Significances of the Lotus According to the Hinduism

Once bloomed, the petals of a lotus flower remain pristine and untouched by dirt or water.

Once bloomed, the petals of a lotus flower remain pristine and untouched by dirt or water.

The lotus of India, known as Nelumbo nucifera to botanists and as padma in Sanskrit, is one of the most significant symbols in the Hindu religion. Emerging from the depths of muddy water and resting nobly atop the surface, the lotus flower is a symbol of divinity, purity, non-attachment and wealth that is associated most strongly with the practice of yoga and the Hindu deities Vishnu, Brahma, Lakshmi and Sarasvati.

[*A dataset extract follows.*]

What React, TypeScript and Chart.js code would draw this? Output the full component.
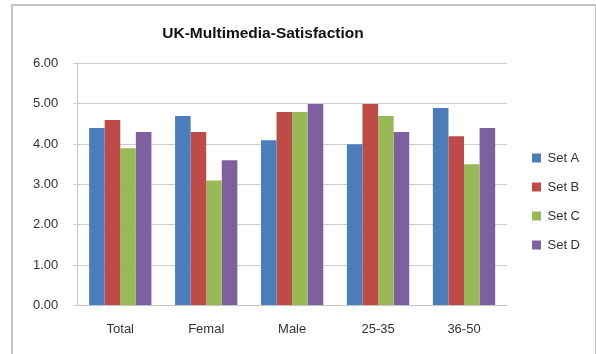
import React, { useEffect, useRef } from "react";
import { Chart, registerables } from "chart.js";

Chart.register(...registerables);

const categories = ["Total", "Femal", "Male", "25-35", "36-50"];
const seriesNames = ["Set A", "Set B", "Set C", "Set D"];
const setA = [4.4, 4.7, 4.1, 4.0, 4.9];
const setB = [4.6, 4.3, 4.8, 5.0, 4.2];
const setC = [3.9, 3.1, 4.8, 4.7, 3.5];
const setD = [4.3, 3.6, 5.0, 4.3, 4.4];
const seriesColors = ["#4a7ebb", "#be4b48", "#98b954", "#7d60a0"];
const yMin = 0;
const yMax = 6;
const yStep = 1;
const chartTitle = "UK-Multimedia-Satisfaction";

const FONT = "'Liberation Sans', Arial, sans-serif";

const placeBoxes = {
  id: "placeBoxes",
  afterLayout(chart: any) {
    const lg = chart.legend;
    if (lg) {
      const dx = 9;
      const dy = 17;
      lg.left += dx;
      lg.right += dx;
      lg.top += dy;
      lg.bottom += dy;
    }
    const t = chart.titleBlock;
    if (t) {
      const shift = (t.left + t.right) / 2 - 263;
      t.left -= shift;
      t.right -= shift;
    }
  },
};

export default function App() {
  const ref = useRef<HTMLCanvasElement | null>(null);
  useEffect(() => {
    if (!ref.current) return;
    const data = [setA, setB, setC, setD];
    const chart = new Chart(ref.current, {
      type: "bar",
      data: {
        labels: categories,
        datasets: seriesNames.map((name, i) => ({
          label: name,
          data: data[i],
          backgroundColor: seriesColors[i],
          borderWidth: 0,
          categoryPercentage: 0.725,
          barPercentage: 1.0,
        })),
      },
      options: {
        animation: false,
        responsive: false,
        maintainAspectRatio: false,
        devicePixelRatio: 1,
        layout: { padding: { left: 18, right: 15, top: 0, bottom: 1 } },
        plugins: {
          title: {
            display: true,
            text: chartTitle,
            color: "#111",
            font: { family: FONT, size: 15.5, weight: "bold" },
            padding: { top: 24, bottom: 21 },
          },
          legend: {
            display: true,
            position: "right",
            align: "center",
            fullSize: false,
            labels: {
              boxWidth: 9,
              boxHeight: 9,
              padding: 16,
              color: "#333",
              font: { family: FONT, size: 13 },
            },
          },
          tooltip: { enabled: false },
        },
        scales: {
          x: {
            grid: { display: false, drawTicks: false },
            border: { display: true, color: "#c4c4c4", width: 1 },
            ticks: { color: "#333", font: { family: FONT, size: 13 }, padding: 16 },
          },
          y: {
            min: yMin,
            max: yMax,
            grid: { color: "#cccccc", lineWidth: 1, tickLength: 4, drawTicks: true },
            border: { display: true, color: "#c4c4c4", width: 1 },
            ticks: {
              stepSize: yStep,
              color: "#333",
              font: { family: FONT, size: 13 },
              padding: 15,
              callback: (v: any) => Number(v).toFixed(2),
            },
          },
        },
      },
      plugins: [placeBoxes],
    });
    return () => chart.destroy();
  }, []);

  return (
    <div style={{ position: "absolute", left: 0, top: 0, width: 596, height: 354, overflow: "hidden", background: "#fff" }}>
      <div
        style={{
          position: "absolute",
          left: 11,
          top: 4,
          width: 582,
          height: 420,
          border: "2px solid #c4c4c4",
        }}
      />
      <canvas ref={ref} width={596} height={354} style={{ position: "absolute", left: 0, top: 0, width: 596, height: 354 }} />
    </div>
  );
}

Vishnu, also known as the Lotus-Eyed One, is a Supreme God featured in Hindu sacred texts such as the Vedas, the Puranas and the Bhagavad Gita.
Not only is Vishnu depicted with a lotus flower in one of his four hands, but another lotus also sprouts from his navel. Sitting inside the navel-sprouted lotus is Brahma, creator of the universe according to Hinduism. Here, the lotus represents the underlying eternal purity of the entire universe.


Embodiment of wealth, material and spiritual prosperity, and beauty, the goddess Lakshmi is depicted standing in a pink lotus while bearing another lotus in two of her four hands.
Throughout chapter two of the Devi Mahatmya (Glory of the Goddess), Lakshmi possesses myriad epithets, many of which are connected with the flower: lotus dweller, one who wears a garland of lotuses, and one whose face is as beautiful as a lotus.
Thus, the lotus is also a symbol of wealth and beauty, adorning altars dedicated to Lakshmi throughout the Indian subcontinent.


The lotus flower also plays a central role in yoga, the physical, mental and spiritual practices that originated in ancient India as a means to achieve liberation from the endless cycle of birth and death.
Practitioners of yoga embody different asanas, or poses, as tools on their paths. Padmasana, or lotus pose, requires practitioners to sit with the spine erect, legs crossed, and tops of the feet resting on the opposing quadriceps. This pose is considered one of the most auspicious for meditation, signifying the lotus flower again as a symbol of purity, divinity and non-attachment.


In Kundalini yoga, practitioners focus on opening or activating “wheels of life-force” called chakras, which are located along the human spine. Activating the topmost chakra, also known as the thousand-petaled lotus or Sahasrara, often produces a profoundly mystical experience in the practitioner. Practitioners who have unleashed the power of the thousand-petaled lotus also experience mental purification.
Thus, the lotus is also a symbol of finality, release, and divine perfection.